Objective
Transcribe the listing verbatim. Do not carry over any pictures.

====

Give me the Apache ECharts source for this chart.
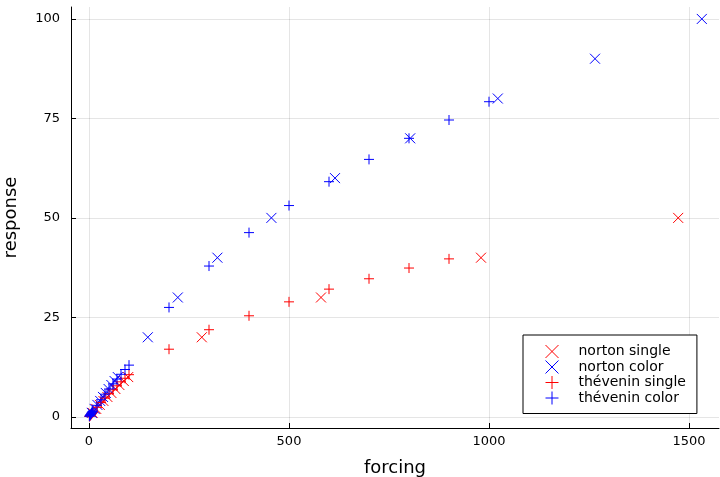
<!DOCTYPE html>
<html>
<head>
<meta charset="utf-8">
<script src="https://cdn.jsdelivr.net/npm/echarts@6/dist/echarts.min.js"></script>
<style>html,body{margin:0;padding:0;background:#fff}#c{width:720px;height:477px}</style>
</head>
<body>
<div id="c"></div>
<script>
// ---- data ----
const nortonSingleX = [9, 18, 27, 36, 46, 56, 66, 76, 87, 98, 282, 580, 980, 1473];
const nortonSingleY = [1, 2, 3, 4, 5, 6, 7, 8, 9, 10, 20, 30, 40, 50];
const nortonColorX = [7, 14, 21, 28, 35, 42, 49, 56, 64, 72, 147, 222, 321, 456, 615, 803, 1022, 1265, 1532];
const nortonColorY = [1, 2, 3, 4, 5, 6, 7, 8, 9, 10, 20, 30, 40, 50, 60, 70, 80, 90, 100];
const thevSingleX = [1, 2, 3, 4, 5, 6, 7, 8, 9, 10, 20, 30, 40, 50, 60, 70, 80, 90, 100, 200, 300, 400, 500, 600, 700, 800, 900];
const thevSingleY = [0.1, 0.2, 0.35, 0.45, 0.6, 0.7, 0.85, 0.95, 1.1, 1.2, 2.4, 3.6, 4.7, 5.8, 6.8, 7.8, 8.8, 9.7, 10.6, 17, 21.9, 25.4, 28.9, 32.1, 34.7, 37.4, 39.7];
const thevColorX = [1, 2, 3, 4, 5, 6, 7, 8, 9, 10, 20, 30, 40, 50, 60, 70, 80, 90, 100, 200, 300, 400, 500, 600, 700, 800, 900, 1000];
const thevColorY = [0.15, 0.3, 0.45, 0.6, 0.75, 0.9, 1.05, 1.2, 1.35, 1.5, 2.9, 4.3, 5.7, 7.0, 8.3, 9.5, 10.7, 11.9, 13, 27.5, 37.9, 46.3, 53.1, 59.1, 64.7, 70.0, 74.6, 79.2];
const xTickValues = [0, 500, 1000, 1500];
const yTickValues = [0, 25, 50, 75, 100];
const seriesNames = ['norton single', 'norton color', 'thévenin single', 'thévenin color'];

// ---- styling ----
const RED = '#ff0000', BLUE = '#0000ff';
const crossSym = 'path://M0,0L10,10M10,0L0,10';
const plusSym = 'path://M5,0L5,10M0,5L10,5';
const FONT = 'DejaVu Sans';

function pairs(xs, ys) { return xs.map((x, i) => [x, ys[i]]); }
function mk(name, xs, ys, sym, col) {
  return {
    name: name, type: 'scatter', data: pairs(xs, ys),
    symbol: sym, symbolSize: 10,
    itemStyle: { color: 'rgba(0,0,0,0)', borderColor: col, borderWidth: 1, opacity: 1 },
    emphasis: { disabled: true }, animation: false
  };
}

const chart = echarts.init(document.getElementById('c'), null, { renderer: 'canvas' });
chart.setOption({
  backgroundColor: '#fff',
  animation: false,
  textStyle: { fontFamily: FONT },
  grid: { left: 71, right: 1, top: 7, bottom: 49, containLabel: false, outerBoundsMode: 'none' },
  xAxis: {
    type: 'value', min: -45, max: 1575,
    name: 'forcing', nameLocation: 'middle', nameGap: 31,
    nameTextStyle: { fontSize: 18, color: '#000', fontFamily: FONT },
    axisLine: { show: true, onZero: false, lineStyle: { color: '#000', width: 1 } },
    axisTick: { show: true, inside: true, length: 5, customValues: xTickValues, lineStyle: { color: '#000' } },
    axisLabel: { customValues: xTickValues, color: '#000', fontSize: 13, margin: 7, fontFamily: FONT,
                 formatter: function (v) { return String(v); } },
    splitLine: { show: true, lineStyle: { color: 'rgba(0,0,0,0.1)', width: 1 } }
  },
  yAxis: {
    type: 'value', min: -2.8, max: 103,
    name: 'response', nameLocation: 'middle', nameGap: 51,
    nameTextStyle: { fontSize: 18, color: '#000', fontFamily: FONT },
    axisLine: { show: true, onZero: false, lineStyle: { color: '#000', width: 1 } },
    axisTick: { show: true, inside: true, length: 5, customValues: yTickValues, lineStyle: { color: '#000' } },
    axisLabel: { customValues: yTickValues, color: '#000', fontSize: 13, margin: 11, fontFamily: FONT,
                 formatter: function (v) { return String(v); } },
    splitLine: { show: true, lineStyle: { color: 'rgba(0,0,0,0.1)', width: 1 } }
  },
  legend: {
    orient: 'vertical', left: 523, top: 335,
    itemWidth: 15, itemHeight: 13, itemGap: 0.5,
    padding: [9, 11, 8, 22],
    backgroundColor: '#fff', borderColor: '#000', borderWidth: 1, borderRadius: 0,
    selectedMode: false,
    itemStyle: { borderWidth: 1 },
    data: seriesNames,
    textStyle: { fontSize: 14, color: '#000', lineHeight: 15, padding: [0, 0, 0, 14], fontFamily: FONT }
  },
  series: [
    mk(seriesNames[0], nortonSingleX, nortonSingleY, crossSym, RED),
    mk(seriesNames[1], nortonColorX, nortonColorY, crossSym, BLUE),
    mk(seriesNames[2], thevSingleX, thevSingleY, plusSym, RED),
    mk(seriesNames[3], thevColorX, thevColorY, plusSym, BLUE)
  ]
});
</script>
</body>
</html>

====

Output of the task
Give me the Apache ECharts source for this chart.
<!DOCTYPE html>
<html>
<head>
<meta charset="utf-8">
<script src="https://cdn.jsdelivr.net/npm/echarts@6/dist/echarts.min.js"></script>
<style>html,body{margin:0;padding:0;background:#fff}#c{width:720px;height:477px}</style>
</head>
<body>
<div id="c"></div>
<script>
// ---- data ----
const nortonSingleX = [9, 18, 27, 36, 46, 56, 66, 76, 87, 98, 282, 580, 980, 1473];
const nortonSingleY = [1, 2, 3, 4, 5, 6, 7, 8, 9, 10, 20, 30, 40, 50];
const nortonColorX = [7, 14, 21, 28, 35, 42, 49, 56, 64, 72, 147, 222, 321, 456, 615, 803, 1022, 1265, 1532];
const nortonColorY = [1, 2, 3, 4, 5, 6, 7, 8, 9, 10, 20, 30, 40, 50, 60, 70, 80, 90, 100];
const thevSingleX = [1, 2, 3, 4, 5, 6, 7, 8, 9, 10, 20, 30, 40, 50, 60, 70, 80, 90, 100, 200, 300, 400, 500, 600, 700, 800, 900];
const thevSingleY = [0.1, 0.2, 0.35, 0.45, 0.6, 0.7, 0.85, 0.95, 1.1, 1.2, 2.4, 3.6, 4.7, 5.8, 6.8, 7.8, 8.8, 9.7, 10.6, 17, 21.9, 25.4, 28.9, 32.1, 34.7, 37.4, 39.7];
const thevColorX = [1, 2, 3, 4, 5, 6, 7, 8, 9, 10, 20, 30, 40, 50, 60, 70, 80, 90, 100, 200, 300, 400, 500, 600, 700, 800, 900, 1000];
const thevColorY = [0.15, 0.3, 0.45, 0.6, 0.75, 0.9, 1.05, 1.2, 1.35, 1.5, 2.9, 4.3, 5.7, 7.0, 8.3, 9.5, 10.7, 11.9, 13, 27.5, 37.9, 46.3, 53.1, 59.1, 64.7, 70.0, 74.6, 79.2];
const xTickValues = [0, 500, 1000, 1500];
const yTickValues = [0, 25, 50, 75, 100];
const seriesNames = ['norton single', 'norton color', 'thévenin single', 'thévenin color'];

// ---- styling ----
const RED = '#ff0000', BLUE = '#0000ff';
const crossSym = 'path://M0,0L10,10M10,0L0,10';
const plusSym = 'path://M5,0L5,10M0,5L10,5';
const FONT = 'DejaVu Sans';

function pairs(xs, ys) { return xs.map((x, i) => [x, ys[i]]); }
function mk(name, xs, ys, sym, col) {
  return {
    name: name, type: 'scatter', data: pairs(xs, ys),
    symbol: sym, symbolSize: 10,
    itemStyle: { color: 'rgba(0,0,0,0)', borderColor: col, borderWidth: 1, opacity: 1 },
    emphasis: { disabled: true }, animation: false
  };
}

const chart = echarts.init(document.getElementById('c'), null, { renderer: 'canvas' });
chart.setOption({
  backgroundColor: '#fff',
  animation: false,
  textStyle: { fontFamily: FONT },
  grid: { left: 71, right: 1, top: 7, bottom: 49, containLabel: false, outerBoundsMode: 'none' },
  xAxis: {
    type: 'value', min: -45, max: 1575,
    name: 'forcing', nameLocation: 'middle', nameGap: 31,
    nameTextStyle: { fontSize: 18, color: '#000', fontFamily: FONT },
    axisLine: { show: true, onZero: false, lineStyle: { color: '#000', width: 1 } },
    axisTick: { show: true, inside: true, length: 5, customValues: xTickValues, lineStyle: { color: '#000' } },
    axisLabel: { customValues: xTickValues, color: '#000', fontSize: 13, margin: 7, fontFamily: FONT,
                 formatter: function (v) { return String(v); } },
    splitLine: { show: true, lineStyle: { color: 'rgba(0,0,0,0.1)', width: 1 } }
  },
  yAxis: {
    type: 'value', min: -2.8, max: 103,
    name: 'response', nameLocation: 'middle', nameGap: 51,
    nameTextStyle: { fontSize: 18, color: '#000', fontFamily: FONT },
    axisLine: { show: true, onZero: false, lineStyle: { color: '#000', width: 1 } },
    axisTick: { show: true, inside: true, length: 5, customValues: yTickValues, lineStyle: { color: '#000' } },
    axisLabel: { customValues: yTickValues, color: '#000', fontSize: 13, margin: 11, fontFamily: FONT,
                 formatter: function (v) { return String(v); } },
    splitLine: { show: true, lineStyle: { color: 'rgba(0,0,0,0.1)', width: 1 } }
  },
  legend: {
    orient: 'vertical', left: 523, top: 335,
    itemWidth: 15, itemHeight: 13, itemGap: 0.5,
    padding: [9, 11, 8, 22],
    backgroundColor: '#fff', borderColor: '#000', borderWidth: 1, borderRadius: 0,
    selectedMode: false,
    itemStyle: { borderWidth: 1 },
    data: seriesNames,
    textStyle: { fontSize: 14, color: '#000', lineHeight: 15, padding: [0, 0, 0, 14], fontFamily: FONT }
  },
  series: [
    mk(seriesNames[0], nortonSingleX, nortonSingleY, crossSym, RED),
    mk(seriesNames[1], nortonColorX, nortonColorY, crossSym, BLUE),
    mk(seriesNames[2], thevSingleX, thevSingleY, plusSym, RED),
    mk(seriesNames[3], thevColorX, thevColorY, plusSym, BLUE)
  ]
});
</script>
</body>
</html>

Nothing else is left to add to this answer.